Free Expression Awards: How nine honorees used their First Amendment powers

First Five by the Freedom Forum Institute

Apr 8, 2021

Click here to view more information about the Free Expression Awards event at https://freeexpressionawards.org/

PATTY RHULE

Download Word doc here.

The right to free expression is the pounding pulse of American democracy.

“Free expression” sums up the sentiment of the 45 words of the First Amendment to the U.S. Constitution. We can worship a higher power or choose not to. We can speak our minds, publish our thoughts, march with others in protest and petition for change. Congress — that’s your government and mine — can make no law abridging those freedoms.

On April 15, the Freedom Forum will honor nine people who exhibit free and fearless expression, 2021’s Free Expression Award (FEA) honorees. Please join the Freedom Forum for this free online event to celebrate those who practice the First Amendment freedoms too many of us take for granted.

Freedom, by definition, means a wide range of choices.

So, fellow Americans, what are you doing with your vast First Amendment freedoms?

Do you choose to exercise your freedom of expression on social media to “cancel” people whose ideas or actions offend you? Or do you use it to build coalitions, like FEA honoree DeRay Mckesson, an educator and activist, who used Twitter to assemble a worldwide social justice movement many hope will help end centuries of injustice against Black Americans?

You could go on the radio and amass a wide audience spewing jokes that mock the LGBTQ community, minority groups and women. Or you can challenge gender inequity, as FEA Lifetime Achievement honorees Susan Stamberg, Nina Totenberg, Linda Wertheimer and the late Cokie Roberts — the founding mothers of NPR — did when they brought the perspectives of women to the airwaves in the ’70s, when female voices weren’t deemed “authoritative” enough to deliver the news.

You could march on Washington to challenge the outcome of an election that officials in all 50 states, and the former attorney general of the United States, certified as accurate. Or like Hong Kong publisher Jimmy Lai, an FEA honoree, you can risk your freedom and that of your family to march in support of democracy and challenge China’s crackdown on freedom in its territory of Hong Kong.

You could hound young female entertainers like Britney Spears about their sexuality and private lives. Or you can shine a light on the serial sexual abuse of young girls, as investigative journalist Julie K. Brown, another FEA honoree, did through years of reporting. Her journalism revealed how the criminal justice system failed victims and her work helped bring charges against Jeffrey Epstein.

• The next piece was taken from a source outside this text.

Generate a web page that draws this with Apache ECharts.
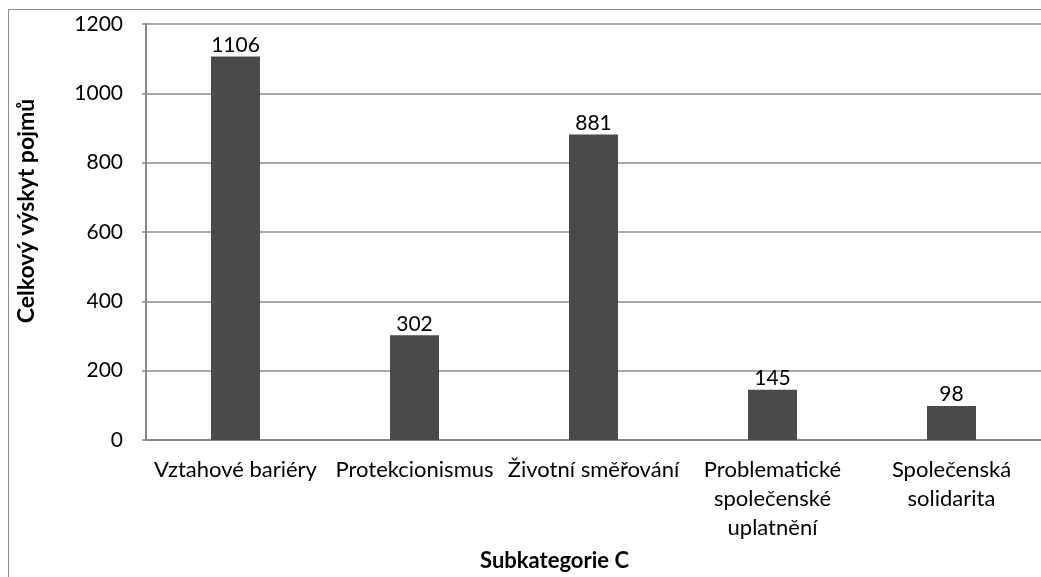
<!DOCTYPE html>
<html>
<head>
<meta charset="utf-8">
<script src="https://cdn.jsdelivr.net/npm/echarts@6/dist/echarts.min.js"></script>
<style>
  html, body { margin: 0; padding: 0; background: #fff; }
  #chart { width: 1041px; height: 577px; }
</style>
</head>
<body>
<div id="chart"></div>
<script>
const categories = [
  'Vztahové bariéry',
  'Protekcionismus',
  'Životní směřování',
  'Problematické\nspolečenské\nuplatnění',
  'Společenská\nsolidarita'
]
const values = [1106, 302, 881, 145, 98]
const yTicks = [0, 200, 400, 600, 800, 1000, 1200]

const font = 'Lato, "Open Sans", sans-serif'
const chart = echarts.init(document.getElementById('chart'))

chart.setOption({
  animation: false,
  graphic: [{
    type: 'rect',
    shape: { x: 8.5, y: 9.5, width: 1100, height: 700 },
    style: { fill: 'none', stroke: '#8c8c8c', lineWidth: 1 },
    z: 0
  }],
  grid: { left: 146, top: 24, width: 897, height: 418 },
  xAxis: {
    type: 'category',
    data: categories,
    axisLine: { lineStyle: { color: '#868686', width: 2 } },
    axisTick: { show: false },
    axisLabel: {
      color: '#000', fontFamily: font, fontSize: 22, lineHeight: 29,
      margin: 15, interval: 0
    },
    name: 'Subkategorie C',
    nameLocation: 'middle',
    nameGap: 110,
    nameTextStyle: {
      color: '#000', fontFamily: font, fontSize: 22, fontWeight: 'bold',
      padding: [0, 78, 0, 0]
    }
  },
  yAxis: {
    type: 'value',
    min: yTicks[0],
    max: yTicks[yTicks.length - 1],
    interval: yTicks[1] - yTicks[0],
    axisLine: { show: true, lineStyle: { color: '#868686', width: 2 } },
    axisTick: { show: true, length: 4, lineStyle: { color: '#868686', width: 1.5 } },
    splitLine: { lineStyle: { color: '#8a8a8a', width: 1.5 } },
    axisLabel: { color: '#000', fontFamily: font, fontSize: 21, margin: 23, formatter: v => String(v) },
    name: 'Celkový výskyt pojmů',
    nameLocation: 'middle',
    nameGap: 108,
    nameTextStyle: {
      color: '#000', fontFamily: font, fontSize: 23, fontWeight: 'bold',
      padding: [0, 0, 0, 42]
    }
  },
  series: [{
    type: 'bar',
    data: values,
    barWidth: 49,
    itemStyle: { color: '#4a4a4a' },
    label: {
      show: true, position: 'top', distance: 1,
      color: '#000', fontFamily: font, fontSize: 21
    }
  }]
})
</script>
</body>
</html>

You could harrumph from your easy chair about “unpatriotic” athletes who use their platforms to draw attention to the nation’s injustices against people of color by kneeling on the sidelines. Or like FEA honoree Gen. Colin L. Powell, who has led men and women into wars where too many died defending American ideals, you can defend the rights of all Americans to burn the American flag in protest as one expression of those same shimmering ideals.

You could create false narratives in slick videos about debunked conspiracy theories that quickly go viral. Or like Susan Wojcicki, YouTube chief executive officer and an FEA honoree, you can help navigate social media’s evolving narrative on censorship, free expression and social responsibility.

Democracy relies on our responsibility as citizens to stay alert and informed. The First Amendment empowers us all to challenge the powerful. The First Amendment protects hate speech, online trolls and protesters who march to support divisive causes, just as it protects the people who challenge them. Our nation’s founders wrote it that way because out of a free marketplace of ideas — some repellant, some resplendent — sometimes emerges thinking that propels us as a country to do better.

Your First Amendment freedoms are there to be used. When you do, consider the choices made by the Free Expression honorees, and whether you will be proud or haunted by how you express yourself.